William S. Burroughs

Though Burroughs’ friends — Lucien Carr, Jack Kerouac, and Allen Ginsberg, among others — were always encouraging him to write (and indeed, he and Kerouac collaborated on a then-unpublishable mystery novel in 1945), the icon didn’t really start until he after he killed his wife in a game of William Tell in 1951. As he later wrote in Queer, “I am forced to the appalling conclusion that I would never have become a writer but for Joan’s death, and to a realization of the extent to which this event has motivated and formulated my writing. I live with the constant threat of possession, and a constant need to escape from possession, from control. So the death of Joan brought me in contact with the invader, the Ugly Spirit, and maneuvered me into a life long struggle, in which I have had no choice except to write my way out.” His first book, Junky , was published in 1953, when Burroughs was 40. Naked Lunch appeared six years later.

Helen DeWitt

DeWitt’s excellent debut novel, The Last Samurai , was published in 2000, when the author was 44 years old. In an insanely hectic and amazing “interview” with the LARB, which we can only highly suggest you go read, DeWitt writes, “I spent nine years in Oxford (B.A., D.Phil., JRF), then decided I could not face the enforced specialization of academia. Spent seven years working on various novels, trying to combine this with various jobs. In 1995 I decided this must stop. I had 100 novels in fragments, including a 300-page single-spaced MS with terrible structural problems. I quit my job: I would write till money ran out. … Thought: OK. I can’t work on this book. I will write a novel with a simple structure that can be FINISHED. I will set aside a month and write with NO INTERRUPTIONS. (Story: Son of single mother, obsessed with Seven Samurai, goes in search of better father than the one fate provided.)” The rest, as they say, is history — sort of.

Raymond Chandler

In 1932, when Chandler was 44 years old, he lost his job as an oil company executive and (apparently) thought to himself, “well, better become a detective fiction writer.” He published his first short story in 1933, and his first and most famous novel, The Big Sleep , in 1939. We’ve never been so thankful for the Great Depression before.

George Eliot

Mary Anne Evans shook tradition in many ways, not least by becoming the assistant editor of a left-wing journal, to which she also contributed many articles. Near the end of her tenure there, and disappointed with the works of fiction being written by women at the time, she resolved to become a novelist herself, kicking things off with a manifesto entitled “Silly Novels by Lady Novelists.” Just three years after this, and as a youngster compared to some of the others on this list, Eliot published her first novel, Adam Bede , when she was 40. Middlemarch would not be published for fifteen years.

Anthony Burgess

Burgess had a little bit of everything going on — he began his career as a literary critic, writing treatises on the greats (Hemingway, Joyce, Shakespeare, etc), he wrote multiple screenplays, and he composed hundreds of musical works.

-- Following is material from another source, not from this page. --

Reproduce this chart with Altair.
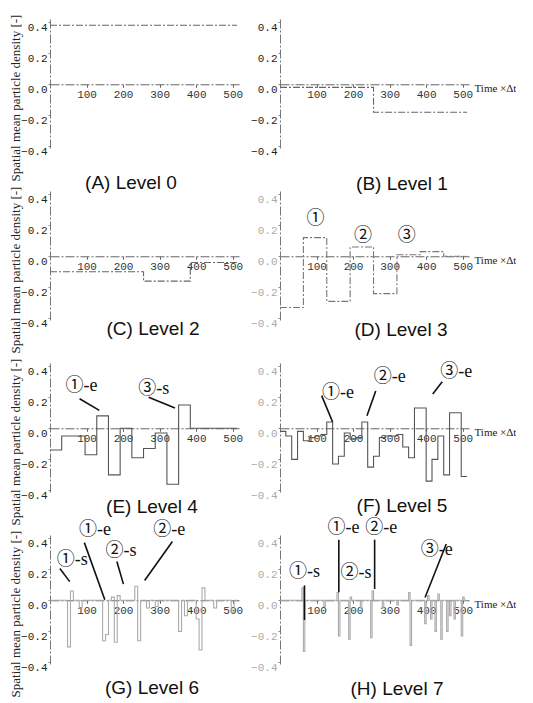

Not to mention the fact that he was a master linguist. Though he eked out his first foray into fiction — Time for a Tiger , the first novel in what would be his Malayan trilogy — in 1956, at age 39, he didn’t write the book that would earn him his spot in history — A Clockwork Orange, of course — until 1962.

Marquis de Sade

We don’t know about you, but we always sort of picture the Marquis de Sade as a young libertine overflowing with libido and an anti-establishment itch. Of course, he was this, and got up to lots of trouble — but he didn’t write his first novel, Justine , until he was 47, and imprisoned in the Bastille (see what we mean about getting up to trouble?). An extended version of this first literary work was published a few years later, when Sade was 51.